Friday, April 4, 2014

The Sugarland Express

Year 6, Day 94 - 4/4/14 - Movie #1,691

BEFORE: Another Goldie Hawn film, and I'm gradually working my way into another crime-related chain. 


THE PLOT:  A woman attempts to reunite her family by helping her husband escape prison and together kidnapping their son. But things don't go as planned when they are forced to take a police hostage on the road.

AFTER: It's an odd little film, it's hard to tell exactly what angle it's coming at its subject matter from at times, alternately championing and condemning the main characters as they mount an often low-speed chase across Texas, pursued/escorted by a cadre of police vehicles.  I'd advise you to keep an eye on this director, but I don't really think his career is going anywhere...

Seriously though, this is Steven Spielberg's first feature, if you don't count TV movies like "Duel", and within 3 years he went on to release both "Jaws" and "Close Encounters of the Third Kind", both of which resemble this film not at all.  If I've got any complaint about Spielberg's first feature, it's that it didn't seem to have the good sense to be one of Spielberg's later features.

What I mean to say is, essentially there are only a few different frameworks for movie plots.  For example, "the lead characters have to go from here to there to get this thing" should work just as well whether the characters are crossing Texas to get their son or if they're traveling from Nepal to Cairo to track down the Lost Ark of the Covenant.  But there's a vast difference in how interesting those two trips are, and the types of challenges that arise along the way. 

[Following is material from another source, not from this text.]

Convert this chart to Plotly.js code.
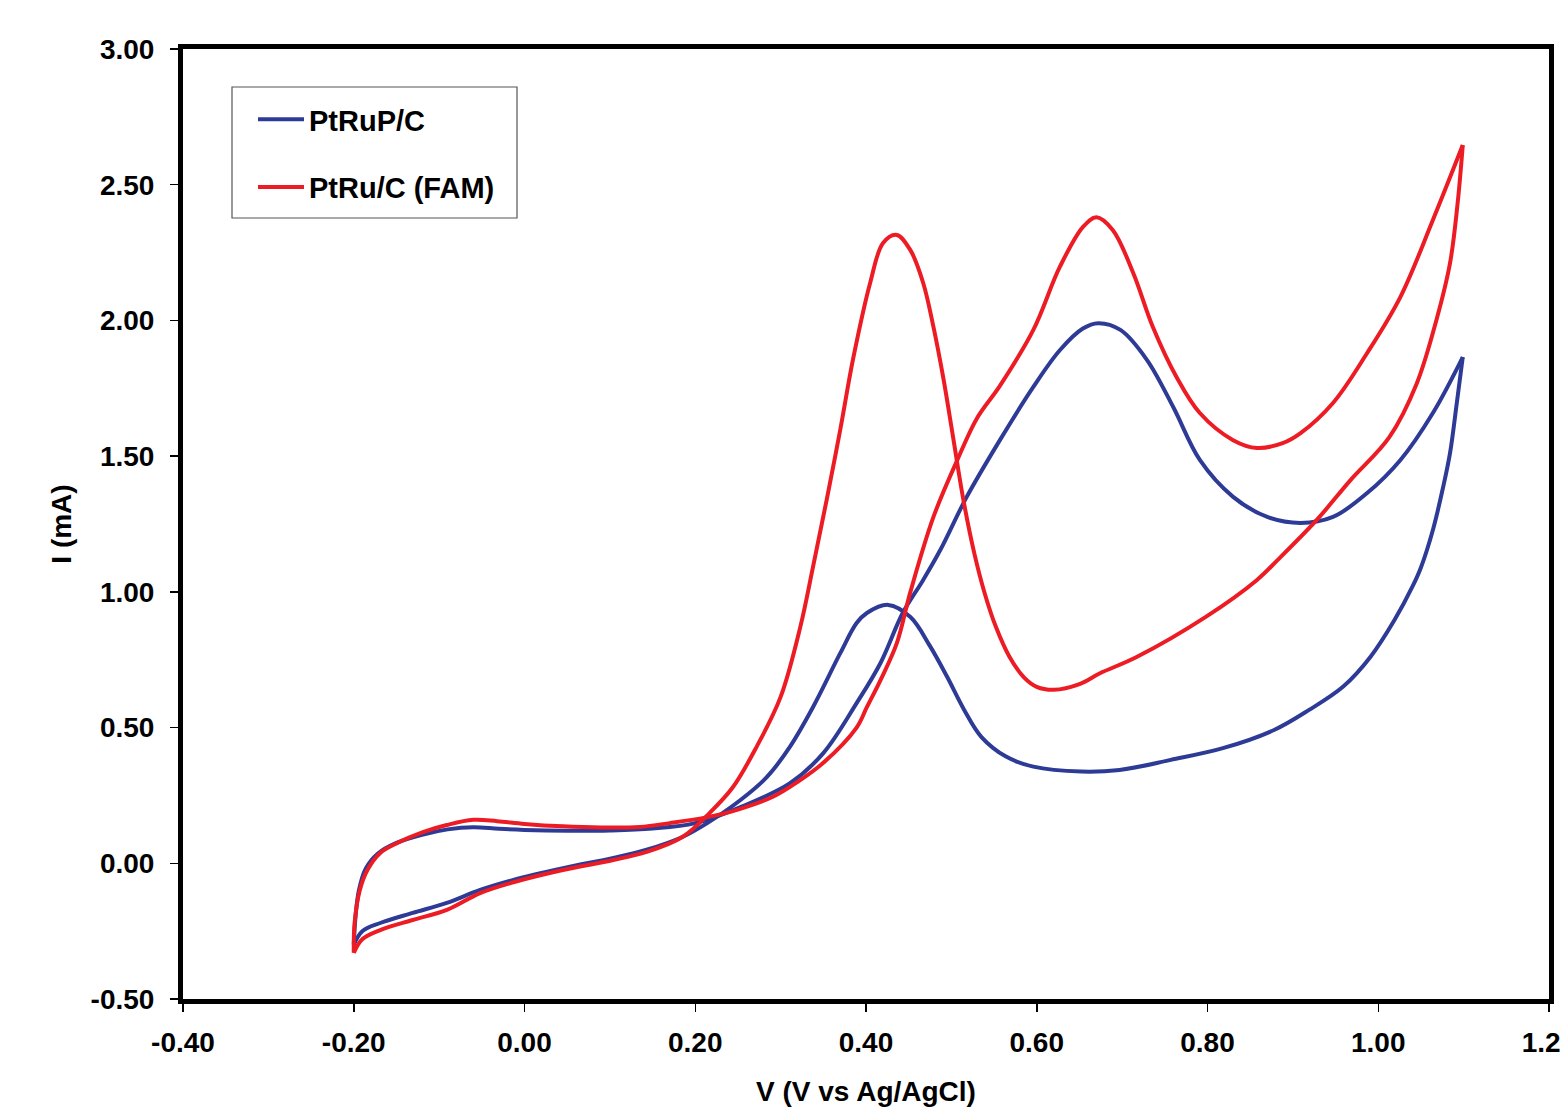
<!DOCTYPE html>
<html>
<head>
<meta charset="utf-8">
<script src="https://cdn.plot.ly/plotly-3.0.1.min.js"></script>
<style>
  html, body { margin: 0; padding: 0; background: #ffffff; }
  #chart { width: 1561px; height: 1107px; }
</style>
</head>
<body>
<div id="chart"></div>
<script>
// ---- Data ----
// PtRuP/C : forward (anodic) scan from -0.20 V to 1.10 V
const ptrupForwardV = [-0.200, -0.198, -0.194, -0.186, -0.172, -0.150, -0.120, -0.090, -0.060, -0.030, 0.000, 0.050, 0.100, 0.150, 0.200, 0.253, 0.311, 0.350, 0.389, 0.417, 0.443, 0.467, 0.487, 0.518, 0.557, 0.596, 0.627, 0.654, 0.672, 0.698, 0.729, 0.760, 0.791, 0.830, 0.870, 0.909, 0.947, 0.987, 1.026, 1.064, 1.099];
const ptrupForwardI = [-0.300, -0.200, -0.100, -0.020, 0.035, 0.075, 0.105, 0.125, 0.133, 0.127, 0.123, 0.120, 0.121, 0.128, 0.148, 0.207, 0.295, 0.406, 0.590, 0.738, 0.922, 1.044, 1.154, 1.350, 1.560, 1.755, 1.890, 1.970, 1.990, 1.965, 1.855, 1.680, 1.486, 1.350, 1.276, 1.254, 1.276, 1.364, 1.486, 1.659, 1.865];
// PtRuP/C : reverse (cathodic) scan from 1.10 V back to -0.20 V
const ptrupReverseV = [1.099, 1.092, 1.084, 1.076, 1.064, 1.050, 1.040, 1.019, 0.991, 0.959, 0.919, 0.878, 0.818, 0.757, 0.697, 0.652, 0.596, 0.564, 0.535, 0.515, 0.495, 0.475, 0.452, 0.426, 0.401, 0.389, 0.370, 0.338, 0.311, 0.284, 0.253, 0.214, 0.185, 0.143, 0.104, 0.045, -0.013, -0.052, -0.091, -0.131, -0.169, -0.190, -0.200];
const ptrupReverseI = [1.865, 1.696, 1.510, 1.386, 1.228, 1.090, 1.019, 0.896, 0.761, 0.651, 0.565, 0.491, 0.424, 0.381, 0.344, 0.338, 0.356, 0.393, 0.466, 0.565, 0.687, 0.800, 0.907, 0.952, 0.922, 0.885, 0.775, 0.576, 0.430, 0.318, 0.233, 0.148, 0.097, 0.050, 0.020, -0.018, -0.061, -0.098, -0.146, -0.183, -0.220, -0.250, -0.300];

// PtRu/C (FAM) : forward scan
const famForwardV = [-0.200, -0.199, -0.193, -0.184, -0.169, -0.149, -0.119, -0.091, -0.060, -0.032, 0.000, 0.045, 0.090, 0.135, 0.170, 0.214, 0.250, 0.291, 0.320, 0.350, 0.389, 0.401, 0.417, 0.436, 0.452, 0.479, 0.507, 0.530, 0.557, 0.596, 0.627, 0.654, 0.670, 0.689, 0.713, 0.736, 0.764, 0.791, 0.830, 0.858, 0.888, 0.909, 0.947, 0.987, 1.026, 1.064, 1.099];
const famForwardI = [-0.330, -0.220, -0.100, -0.025, 0.038, 0.075, 0.115, 0.141, 0.160, 0.155, 0.145, 0.136, 0.132, 0.134, 0.148, 0.170, 0.198, 0.245, 0.300, 0.370, 0.500, 0.575, 0.675, 0.810, 1.000, 1.276, 1.486, 1.640, 1.760, 1.965, 2.197, 2.344, 2.380, 2.333, 2.175, 1.976, 1.790, 1.659, 1.559, 1.530, 1.548, 1.585, 1.696, 1.880, 2.087, 2.370, 2.646];
// PtRu/C (FAM) : reverse scan
const famReverseV = [1.099, 1.093, 1.084, 1.068, 1.045, 1.013, 0.967, 0.928, 0.882, 0.858, 0.798, 0.717, 0.674, 0.650, 0.620, 0.600, 0.585, 0.568, 0.552, 0.539, 0.527, 0.514, 0.502, 0.491, 0.479, 0.467, 0.452, 0.436, 0.420, 0.405, 0.385, 0.370, 0.354, 0.338, 0.323, 0.300, 0.272, 0.244, 0.217, 0.185, 0.143, 0.104, 0.045, -0.013, -0.052, -0.091, -0.131, -0.169, -0.190, -0.200];
const famReverseI = [2.646, 2.433, 2.210, 2.000, 1.767, 1.570, 1.410, 1.265, 1.117, 1.044, 0.908, 0.760, 0.700, 0.660, 0.639, 0.650, 0.685, 0.761, 0.872, 0.995, 1.140, 1.340, 1.570, 1.780, 1.976, 2.138, 2.259, 2.315, 2.285, 2.140, 1.860, 1.600, 1.340, 1.093, 0.870, 0.613, 0.430, 0.280, 0.186, 0.097, 0.042, 0.012, -0.025, -0.070, -0.110, -0.172, -0.209, -0.246, -0.280, -0.330];

const seriesNames = ["PtRuP/C", "PtRu/C (FAM)"];
const seriesColors = ["#2E3B96", "#ED1C24"];

// Axis ticks
const xTickVals = [-0.4, -0.2, 0.0, 0.2, 0.4, 0.6, 0.8, 1.0, 1.2];
const xTickText = ["-0.40", "-0.20", "0.00", "0.20", "0.40", "0.60", "0.80", "1.00", "1.20"];
const yTickVals = [-0.5, 0.0, 0.5, 1.0, 1.5, 2.0, 2.5, 3.0];
const yTickText = ["-0.50", "0.00", "0.50", "1.00", "1.50", "2.00", "2.50", "3.00"];

const FONT = "Liberation Sans, Arial, Helvetica, sans-serif";

function mk(x, y, i, showLegend) {
  return {
    x: x, y: y, type: "scatter", mode: "lines",
    name: seriesNames[i], legendgroup: "g" + i, showlegend: showLegend,
    line: { color: seriesColors[i], width: 4, shape: "spline", smoothing: 1.0 },
    hoverinfo: "x+y+name"
  };
}

const traces = [
  mk(ptrupForwardV, ptrupForwardI, 0, true),
  mk(ptrupReverseV, ptrupReverseI, 0, false),
  mk(famForwardV, famForwardI, 1, true),
  mk(famReverseV, famReverseI, 1, false)
];

const W = 1561, H = 1107;
const L = 183, R = 12, T = 49, B = 108;
const pw = W - L - R, ph = H - T - B;
function px2x(p) { return (p - L) / pw; }
function py2y(p) { return (H - B - p) / ph; }

const layout = {
  width: W, height: H,
  margin: { l: L, r: R, t: T, b: B, pad: 0 },
  paper_bgcolor: "#ffffff", plot_bgcolor: "#ffffff",
  font: { family: FONT, size: 29, color: "#000000", weight: "bold" },
  showlegend: true,
  legend: {
    x: px2x(253), y: py2y(94), xanchor: "left", yanchor: "top",
    bgcolor: "rgba(0,0,0,0)", borderwidth: 0,
    font: { family: FONT, size: 29, color: "#000000", weight: "bold" },
    traceorder: "grouped", tracegroupgap: 27, itemwidth: 46
  },
  xaxis: {
    range: [-0.4, 1.2], tickmode: "array", tickvals: xTickVals, ticktext: xTickText,
    showgrid: false, zeroline: false,
    showline: true, linecolor: "#000000", linewidth: 5, mirror: true,
    ticks: "outside", ticklen: 8, tickwidth: 1.5, tickcolor: "#000000",
    tickfont: { family: FONT, size: 28, color: "#000000", weight: "bold" },
    ticklabelstandoff: 6, ticklabeloverflow: "allow",
    title: { text: "V (V vs Ag/AgCl)", font: { family: FONT, size: 28, color: "#000000", weight: "bold" }, standoff: 27 },
    automargin: false
  },
  yaxis: {
    range: [-0.5, 3.0], tickmode: "array", tickvals: yTickVals, ticktext: yTickText,
    showgrid: false, zeroline: false,
    showline: true, linecolor: "#000000", linewidth: 5, mirror: true,
    ticks: "outside", ticklen: 8, tickwidth: 1.5, tickcolor: "#000000",
    tickfont: { family: FONT, size: 28, color: "#000000", weight: "bold" },
    ticklabelstandoff: 10,
    title: { text: "I (mA)", font: { family: FONT, size: 28, color: "#000000", weight: "bold" }, standoff: 12 },
    automargin: false
  },
  shapes: [
    { type: "rect", xref: "paper", yref: "paper",
      x0: px2x(232), x1: px2x(517), y0: py2y(218), y1: py2y(87),
      line: { color: "#555555", width: 1.2 }, fillcolor: "rgba(0,0,0,0)", layer: "above" }
  ]
};

Plotly.newPlot("chart", traces, layout, { displayModeBar: false, staticPlot: true });
</script>
</body>
</html>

Turns out this is sort of based on a true event from 1969, when two fugitives kidnapped a public safety trooper and drove across Texas, with a motorcade of about 150 police cars in pursuit.  That event had an ending that was decidedly different, yet essentially the same.

NITPICK POINT: Good to know that all you need to break out of prison in Texas is a plaid shirt and a pair of jeans. 

Also starring William Atherton (last seen in "The Last Samurai", but most famous for being the asshole EPA guy in "Ghostbusters"), Ben Johnson, Michael Sacks (most famous for playing Billy Pilgrim in "Slaughterhouse-Five"), with a cameo from Steve Kanaly.